Mwangi finished his doctoral studies in 1984 and then he got a job at Kyoto University’s law faculty as a research assistant. It was the first time an African student at the university has held such a position.
In 1986, the university opened the nearby Center for African Area Studies, a research and library facility — the first government-funded institution in Japan geared specifically to African concerns. Mwangi saw a valuable chance to get involved, and joined the center the next year as a research associate. And in the process, he became a valuable link between the center and the increasing number of African scholars who were coming to Kyoto for research purposes.
By 1990, Mwangi’s reputation as both a scholar and longtime opponent of South Africa’s apartheid rule had spread through academic and grassroots communities in Japan. And the same year, an opportunity arose for Mwangi to teach full-time at Shikoku Gakuin University, a Christian-oriented institution with about 2,500 students and a peace studies program. He jumped at the chance.
Then, he says, peace studies was narrowly defined. Basically it meant the “balance of terror” between the nuclear superpowers during the Cold War years and its global implications, and the upholding of the Japanese Constitution, particularly Article 9 denouncing war.
Mwangi has been trying to widen peace studies curriculums to include more issues directly related to Japan’s relationship with peoples of the so-called Third World and other developing nations, along with subjects like racial and gender discrimination.
And he has not shied away from sensitive issues of discrimination here in Japan: against residents of “buraku” communities, women, ethnic Koreans, Okinawans, the indigenous Ainu people of Hokkaido and others.
“Peace studies as a discipline has to change with the times,” Mwangi says. More importantly, he feels, it needs to put its money where its mouth is. Shikoku Gakuin University — one of about a hundred colleges and universities in Japan with peace studies or related courses — is doing just that with a new affirmative action program to allow for a wider diversity of minority students to attend the school.
“It’s not like in some Japanese universities, where it’s the usual thing to block involvement in these ‘human rights for minorities’ issues.
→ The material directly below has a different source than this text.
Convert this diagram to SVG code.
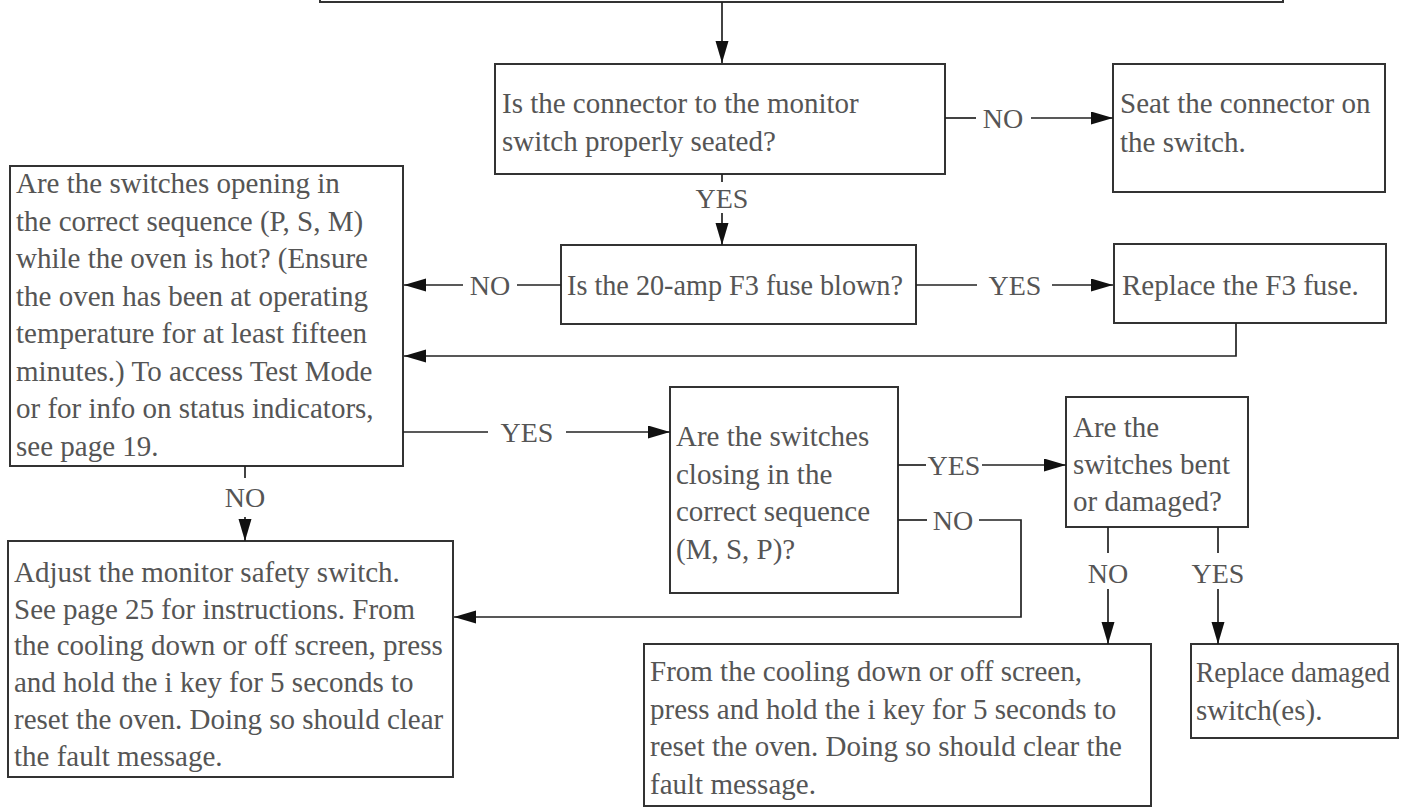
<svg xmlns="http://www.w3.org/2000/svg" width="1416" height="809" viewBox="0 0 1416 809">
<style>
.box{fill:#fff;stroke:#333;stroke-width:2}
.t{font-family:"Liberation Serif","Times New Roman",serif;font-size:29px;fill:#555}
.l{font-family:"Liberation Serif","Times New Roman",serif;font-size:28px;fill:#555;text-anchor:middle}
.c{fill:none;stroke:#222;stroke-width:1.7}
.a{marker-end:url(#arr)}
</style>
<defs>
<marker id="arr" markerUnits="userSpaceOnUse" markerWidth="24" markerHeight="14" refX="22" refY="6.5" orient="auto">
<path d="M0,0 L22,6.5 L0,13 z" fill="#111"/>
</marker>
</defs>
<rect width="1416" height="809" fill="#fff"/>

<g id="top">
<rect class="box" x="320" y="-30" width="963" height="32"/>
</g>

<g id="connectorA">
<rect class="box" x="495" y="64" width="450" height="110"/>
<text class="t" x="502" y="113">Is the connector to the monitor</text>
<text class="t" x="502" y="151">switch properly seated?</text>
</g>

<g id="seat">
<rect class="box" x="1113" y="64" width="272" height="128"/>
<text class="t" x="1120" y="113">Seat the connector on</text>
<text class="t" x="1120" y="152">the switch.</text>
</g>

<g id="fuse">
<rect class="box" x="561" y="245" width="355" height="79"/>
<text class="t" x="567" y="295" textLength="336" lengthAdjust="spacingAndGlyphs">Is the 20-amp F3 fuse blown?</text>
</g>

<g id="replaceFuse">
<rect class="box" x="1114" y="244" width="272" height="79"/>
<text class="t" x="1122" y="295">Replace the F3 fuse.</text>
</g>

<g id="opening">
<rect class="box" x="10" y="166" width="393" height="300"/>
<text class="t" x="16" y="193">Are the switches opening in</text>
<text class="t" x="16" y="230.5">the correct sequence (P, S, M)</text>
<text class="t" x="16" y="268">while the oven is hot? (Ensure</text>
<text class="t" x="16" y="305.5">the oven has been at operating</text>
<text class="t" x="16" y="343">temperature for at least fifteen</text>
<text class="t" x="16" y="380.5">minutes.) To access Test Mode</text>
<text class="t" x="16" y="418">or for info on status indicators,</text>
<text class="t" x="16" y="455.5">see page 19.</text>
</g>

<g id="closing">
<rect class="box" x="670" y="387" width="228" height="206"/>
<text class="t" x="676" y="446">Are the switches</text>
<text class="t" x="676" y="483.5">closing in the</text>
<text class="t" x="676" y="521">correct sequence</text>
<text class="t" x="676" y="558.5">(M, S, P)?</text>
</g>

<g id="bent">
<rect class="box" x="1066" y="397" width="182" height="130"/>
<text class="t" x="1073" y="437">Are the</text>
<text class="t" x="1073" y="474">switches bent</text>
<text class="t" x="1073" y="511">or damaged?</text>
</g>

<g id="adjust">
<rect class="box" x="8" y="541" width="445" height="236"/>
<text class="t" x="14" y="582">Adjust the monitor safety switch.</text>
<text class="t" x="14" y="618.7">See page 25 for instructions. From</text>
<text class="t" x="14" y="655.4">the cooling down or off screen, press</text>
<text class="t" x="14" y="692.1">and hold the i key for 5 seconds to</text>
<text class="t" x="14" y="728.8">reset the oven. Doing so should clear</text>
<text class="t" x="14" y="765.5">the fault message.</text>
</g>

<g id="reset">
<rect class="box" x="644" y="644" width="507" height="162"/>
<text class="t" x="650" y="681">From the cooling down or off screen,</text>
<text class="t" x="650" y="718.5">press and hold the i key for 5 seconds to</text>
<text class="t" x="650" y="756">reset the oven. Doing so should clear the</text>
<text class="t" x="650" y="793.5">fault message.</text>
</g>

<g id="replaceSwitch">
<rect class="box" x="1191" y="644" width="207" height="94"/>
<text class="t" x="1196" y="682" textLength="194" lengthAdjust="spacingAndGlyphs">Replace damaged</text>
<text class="t" x="1196" y="720">switch(es).</text>
</g>

<g id="connectors">
<line class="c a" x1="722" y1="2" x2="722" y2="63"/>
<line class="c" x1="945" y1="118" x2="976" y2="118"/>
<text class="l" x="1003" y="128">NO</text>
<line class="c a" x1="1031" y1="118" x2="1113" y2="118"/>
<line class="c" x1="722" y1="174" x2="722" y2="182"/>
<text class="l" x="722" y="208">YES</text>
<line class="c a" x1="722" y1="213" x2="722" y2="245"/>
<line class="c" x1="561" y1="285" x2="517" y2="285"/>
<text class="l" x="490" y="295">NO</text>
<line class="c a" x1="463" y1="285" x2="404" y2="285"/>
<line class="c" x1="916" y1="285" x2="977" y2="285"/>
<text class="l" x="1015" y="295">YES</text>
<line class="c a" x1="1052" y1="285" x2="1113" y2="285"/>
<polyline class="c a" points="1236,323 1236,356 404,356"/>
<line class="c" x1="403" y1="432" x2="488" y2="432"/>
<text class="l" x="527" y="442">YES</text>
<line class="c a" x1="566" y1="432" x2="670" y2="432"/>
<line class="c" x1="245" y1="466" x2="245" y2="478"/>
<text class="l" x="245" y="507">NO</text>
<line class="c a" x1="245" y1="517" x2="245" y2="541"/>
<line class="c" x1="898" y1="465" x2="926" y2="465"/>
<text class="l" x="954" y="475">YES</text>
<line class="c a" x1="982" y1="465" x2="1066" y2="465"/>
<line class="c" x1="898" y1="520" x2="927" y2="520"/>
<text class="l" x="953" y="530">NO</text>
<polyline class="c a" points="979,520 1021,520 1021,617 454,617"/>
<line class="c" x1="1108" y1="527" x2="1108" y2="553"/>
<text class="l" x="1108" y="583">NO</text>
<line class="c a" x1="1108" y1="589" x2="1108" y2="644"/>
<line class="c" x1="1218" y1="527" x2="1218" y2="553"/>
<text class="l" x="1218" y="583">YES</text>
<line class="c a" x1="1218" y1="589" x2="1218" y2="644"/>
</g>
</svg>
Now we are extending that affirmative action program to include even Okinawans. So the environment helps. I wouldn’t have found it as easy to do this at some other universities. Shikoku Gakuin is like an oasis in this way,” he says with a laugh.
In the future, Mwangi believes the onus is on socially committed educators of all backgrounds in Japan to begin practically applying the theories of “peace” that they are teaching their students.
That also means dealing more realistically in these economically hard times with issues of employment in institutions that have traditionally been at odds with the concept of peace, Mwangi says. For example, it is now difficult to urge students to turn down job opportunities at nuclear power plants or in the Self-Defense Forces, which ironically has a training camp not far from the campus where Mwangi works.
He says: “You can only tell the students that ‘The choice is yours. But at least know what is bad and what is important. As to the choice you make after that — well, that is up to you’.”